• **Work to be completed**
Leaving the pictures aside, transcribe every line below exactly.

• **Supplied material**
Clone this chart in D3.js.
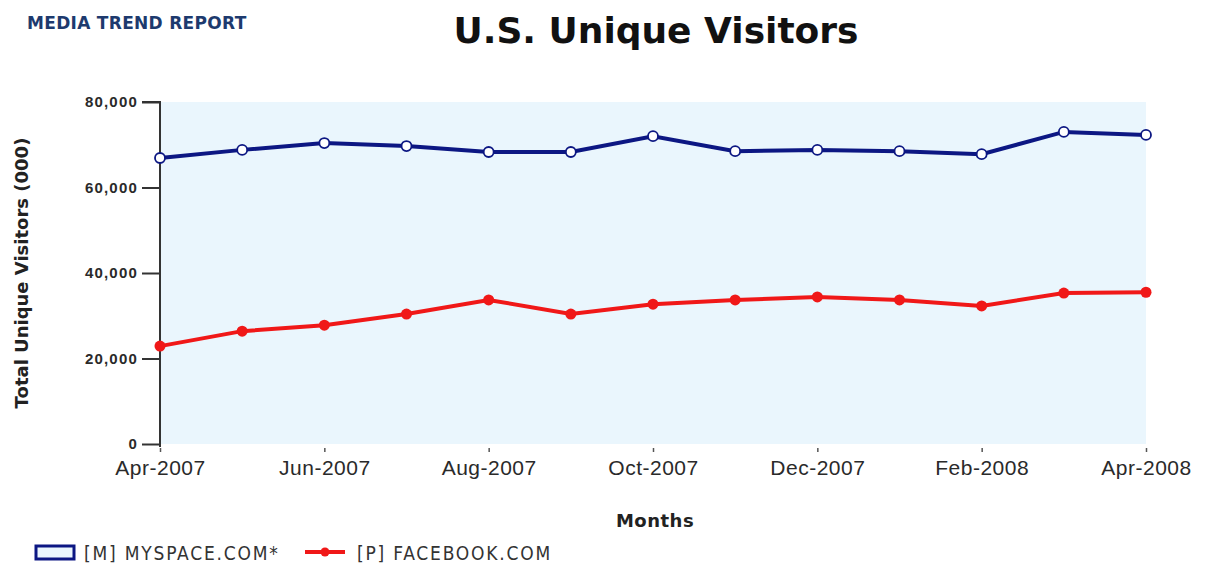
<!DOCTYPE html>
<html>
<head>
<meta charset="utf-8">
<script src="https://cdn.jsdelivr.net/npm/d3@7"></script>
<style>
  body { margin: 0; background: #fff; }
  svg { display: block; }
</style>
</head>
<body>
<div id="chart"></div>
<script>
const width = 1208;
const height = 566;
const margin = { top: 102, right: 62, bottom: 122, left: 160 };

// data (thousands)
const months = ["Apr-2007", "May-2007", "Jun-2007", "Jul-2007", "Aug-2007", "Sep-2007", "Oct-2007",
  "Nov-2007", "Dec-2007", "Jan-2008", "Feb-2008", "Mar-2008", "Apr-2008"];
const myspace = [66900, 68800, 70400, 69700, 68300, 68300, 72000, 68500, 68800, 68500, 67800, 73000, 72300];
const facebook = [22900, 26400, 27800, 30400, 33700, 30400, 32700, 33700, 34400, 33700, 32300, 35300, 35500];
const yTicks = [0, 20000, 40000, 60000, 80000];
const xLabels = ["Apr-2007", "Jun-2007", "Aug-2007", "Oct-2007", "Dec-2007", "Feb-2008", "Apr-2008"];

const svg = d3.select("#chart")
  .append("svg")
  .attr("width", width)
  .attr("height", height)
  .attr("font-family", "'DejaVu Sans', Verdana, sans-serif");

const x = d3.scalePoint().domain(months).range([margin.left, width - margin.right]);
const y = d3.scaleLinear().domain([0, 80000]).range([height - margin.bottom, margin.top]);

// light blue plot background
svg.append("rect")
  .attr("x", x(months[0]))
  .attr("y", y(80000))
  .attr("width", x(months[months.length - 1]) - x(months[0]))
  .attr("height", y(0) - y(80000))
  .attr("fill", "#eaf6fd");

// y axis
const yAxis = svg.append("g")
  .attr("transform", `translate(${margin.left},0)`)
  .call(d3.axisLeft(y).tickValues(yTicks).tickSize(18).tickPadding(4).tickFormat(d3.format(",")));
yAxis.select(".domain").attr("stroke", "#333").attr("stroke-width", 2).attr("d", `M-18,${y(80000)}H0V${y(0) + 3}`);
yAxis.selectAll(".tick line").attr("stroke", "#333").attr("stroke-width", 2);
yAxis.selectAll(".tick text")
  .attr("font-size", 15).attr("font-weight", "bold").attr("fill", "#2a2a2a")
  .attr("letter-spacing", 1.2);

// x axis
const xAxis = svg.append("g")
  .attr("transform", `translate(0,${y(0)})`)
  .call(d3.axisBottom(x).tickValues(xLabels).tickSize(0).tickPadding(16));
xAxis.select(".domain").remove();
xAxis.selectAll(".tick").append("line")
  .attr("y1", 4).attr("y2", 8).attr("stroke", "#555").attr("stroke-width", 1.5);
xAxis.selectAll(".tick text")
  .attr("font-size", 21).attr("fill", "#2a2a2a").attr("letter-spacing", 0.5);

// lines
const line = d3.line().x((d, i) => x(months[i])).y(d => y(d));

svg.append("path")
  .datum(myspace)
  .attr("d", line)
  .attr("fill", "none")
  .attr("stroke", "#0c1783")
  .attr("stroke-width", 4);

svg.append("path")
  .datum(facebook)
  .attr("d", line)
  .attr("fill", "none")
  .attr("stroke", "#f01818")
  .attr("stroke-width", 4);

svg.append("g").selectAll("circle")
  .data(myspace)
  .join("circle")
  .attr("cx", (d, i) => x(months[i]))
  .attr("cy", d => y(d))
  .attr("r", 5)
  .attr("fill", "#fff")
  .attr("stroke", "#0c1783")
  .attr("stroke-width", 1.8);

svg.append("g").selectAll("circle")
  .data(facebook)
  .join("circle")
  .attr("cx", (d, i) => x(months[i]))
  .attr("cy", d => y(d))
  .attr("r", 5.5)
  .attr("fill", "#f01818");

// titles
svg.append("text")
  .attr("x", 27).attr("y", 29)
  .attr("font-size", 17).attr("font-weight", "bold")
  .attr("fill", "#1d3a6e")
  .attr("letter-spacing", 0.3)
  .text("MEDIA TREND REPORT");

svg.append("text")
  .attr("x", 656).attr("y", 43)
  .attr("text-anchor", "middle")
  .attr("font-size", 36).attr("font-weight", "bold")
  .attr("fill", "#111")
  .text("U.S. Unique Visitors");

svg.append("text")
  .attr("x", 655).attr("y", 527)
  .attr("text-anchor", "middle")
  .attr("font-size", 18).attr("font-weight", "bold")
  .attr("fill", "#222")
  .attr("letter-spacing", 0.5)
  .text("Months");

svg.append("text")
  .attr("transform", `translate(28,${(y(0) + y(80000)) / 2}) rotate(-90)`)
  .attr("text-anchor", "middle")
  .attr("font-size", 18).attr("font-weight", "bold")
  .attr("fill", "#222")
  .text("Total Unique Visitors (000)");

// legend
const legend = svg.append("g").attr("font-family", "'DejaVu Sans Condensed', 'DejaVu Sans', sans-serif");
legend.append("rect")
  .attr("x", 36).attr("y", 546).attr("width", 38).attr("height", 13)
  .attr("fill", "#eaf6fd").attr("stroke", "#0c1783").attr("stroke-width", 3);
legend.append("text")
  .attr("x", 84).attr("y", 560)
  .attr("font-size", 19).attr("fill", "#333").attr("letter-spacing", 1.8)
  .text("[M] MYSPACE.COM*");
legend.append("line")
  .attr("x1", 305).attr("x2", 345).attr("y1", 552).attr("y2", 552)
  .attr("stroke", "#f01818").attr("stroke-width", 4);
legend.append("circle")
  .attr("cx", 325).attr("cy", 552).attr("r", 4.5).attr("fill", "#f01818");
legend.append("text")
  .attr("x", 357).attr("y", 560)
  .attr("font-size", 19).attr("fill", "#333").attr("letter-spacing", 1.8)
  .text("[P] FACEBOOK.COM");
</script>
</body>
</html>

• **Task output**
Clone this chart in D3.js.
<!DOCTYPE html>
<html>
<head>
<meta charset="utf-8">
<script src="https://cdn.jsdelivr.net/npm/d3@7"></script>
<style>
  body { margin: 0; background: #fff; }
  svg { display: block; }
</style>
</head>
<body>
<div id="chart"></div>
<script>
const width = 1208;
const height = 566;
const margin = { top: 102, right: 62, bottom: 122, left: 160 };

// data (thousands)
const months = ["Apr-2007", "May-2007", "Jun-2007", "Jul-2007", "Aug-2007", "Sep-2007", "Oct-2007",
  "Nov-2007", "Dec-2007", "Jan-2008", "Feb-2008", "Mar-2008", "Apr-2008"];
const myspace = [66900, 68800, 70400, 69700, 68300, 68300, 72000, 68500, 68800, 68500, 67800, 73000, 72300];
const facebook = [22900, 26400, 27800, 30400, 33700, 30400, 32700, 33700, 34400, 33700, 32300, 35300, 35500];
const yTicks = [0, 20000, 40000, 60000, 80000];
const xLabels = ["Apr-2007", "Jun-2007", "Aug-2007", "Oct-2007", "Dec-2007", "Feb-2008", "Apr-2008"];

const svg = d3.select("#chart")
  .append("svg")
  .attr("width", width)
  .attr("height", height)
  .attr("font-family", "'DejaVu Sans', Verdana, sans-serif");

const x = d3.scalePoint().domain(months).range([margin.left, width - margin.right]);
const y = d3.scaleLinear().domain([0, 80000]).range([height - margin.bottom, margin.top]);

// light blue plot background
svg.append("rect")
  .attr("x", x(months[0]))
  .attr("y", y(80000))
  .attr("width", x(months[months.length - 1]) - x(months[0]))
  .attr("height", y(0) - y(80000))
  .attr("fill", "#eaf6fd");

// y axis
const yAxis = svg.append("g")
  .attr("transform", `translate(${margin.left},0)`)
  .call(d3.axisLeft(y).tickValues(yTicks).tickSize(18).tickPadding(4).tickFormat(d3.format(",")));
yAxis.select(".domain").attr("stroke", "#333").attr("stroke-width", 2).attr("d", `M-18,${y(80000)}H0V${y(0) + 3}`);
yAxis.selectAll(".tick line").attr("stroke", "#333").attr("stroke-width", 2);
yAxis.selectAll(".tick text")
  .attr("font-size", 15).attr("font-weight", "bold").attr("fill", "#2a2a2a")
  .attr("letter-spacing", 1.2);

// x axis
const xAxis = svg.append("g")
  .attr("transform", `translate(0,${y(0)})`)
  .call(d3.axisBottom(x).tickValues(xLabels).tickSize(0).tickPadding(16));
xAxis.select(".domain").remove();
xAxis.selectAll(".tick").append("line")
  .attr("y1", 4).attr("y2", 8).attr("stroke", "#555").attr("stroke-width", 1.5);
xAxis.selectAll(".tick text")
  .attr("font-size", 21).attr("fill", "#2a2a2a").attr("letter-spacing", 0.5);

// lines
const line = d3.line().x((d, i) => x(months[i])).y(d => y(d));

svg.append("path")
  .datum(myspace)
  .attr("d", line)
  .attr("fill", "none")
  .attr("stroke", "#0c1783")
  .attr("stroke-width", 4);

svg.append("path")
  .datum(facebook)
  .attr("d", line)
  .attr("fill", "none")
  .attr("stroke", "#f01818")
  .attr("stroke-width", 4);

svg.append("g").selectAll("circle")
  .data(myspace)
  .join("circle")
  .attr("cx", (d, i) => x(months[i]))
  .attr("cy", d => y(d))
  .attr("r", 5)
  .attr("fill", "#fff")
  .attr("stroke", "#0c1783")
  .attr("stroke-width", 1.8);

svg.append("g").selectAll("circle")
  .data(facebook)
  .join("circle")
  .attr("cx", (d, i) => x(months[i]))
  .attr("cy", d => y(d))
  .attr("r", 5.5)
  .attr("fill", "#f01818");

// titles
svg.append("text")
  .attr("x", 27).attr("y", 29)
  .attr("font-size", 17).attr("font-weight", "bold")
  .attr("fill", "#1d3a6e")
  .attr("letter-spacing", 0.3)
  .text("MEDIA TREND REPORT");

svg.append("text")
  .attr("x", 656).attr("y", 43)
  .attr("text-anchor", "middle")
  .attr("font-size", 36).attr("font-weight", "bold")
  .attr("fill", "#111")
  .text("U.S. Unique Visitors");

svg.append("text")
  .attr("x", 655).attr("y", 527)
  .attr("text-anchor", "middle")
  .attr("font-size", 18).attr("font-weight", "bold")
  .attr("fill", "#222")
  .attr("letter-spacing", 0.5)
  .text("Months");

svg.append("text")
  .attr("transform", `translate(28,${(y(0) + y(80000)) / 2}) rotate(-90)`)
  .attr("text-anchor", "middle")
  .attr("font-size", 18).attr("font-weight", "bold")
  .attr("fill", "#222")
  .text("Total Unique Visitors (000)");

// legend
const legend = svg.append("g").attr("font-family", "'DejaVu Sans Condensed', 'DejaVu Sans', sans-serif");
legend.append("rect")
  .attr("x", 36).attr("y", 546).attr("width", 38).attr("height", 13)
  .attr("fill", "#eaf6fd").attr("stroke", "#0c1783").attr("stroke-width", 3);
legend.append("text")
  .attr("x", 84).attr("y", 560)
  .attr("font-size", 19).attr("fill", "#333").attr("letter-spacing", 1.8)
  .text("[M] MYSPACE.COM*");
legend.append("line")
  .attr("x1", 305).attr("x2", 345).attr("y1", 552).attr("y2", 552)
  .attr("stroke", "#f01818").attr("stroke-width", 4);
legend.append("circle")
  .attr("cx", 325).attr("cy", 552).attr("r", 4.5).attr("fill", "#f01818");
legend.append("text")
  .attr("x", 357).attr("y", 560)
  .attr("font-size", 19).attr("fill", "#333").attr("letter-spacing", 1.8)
  .text("[P] FACEBOOK.COM");
</script>
</body>
</html>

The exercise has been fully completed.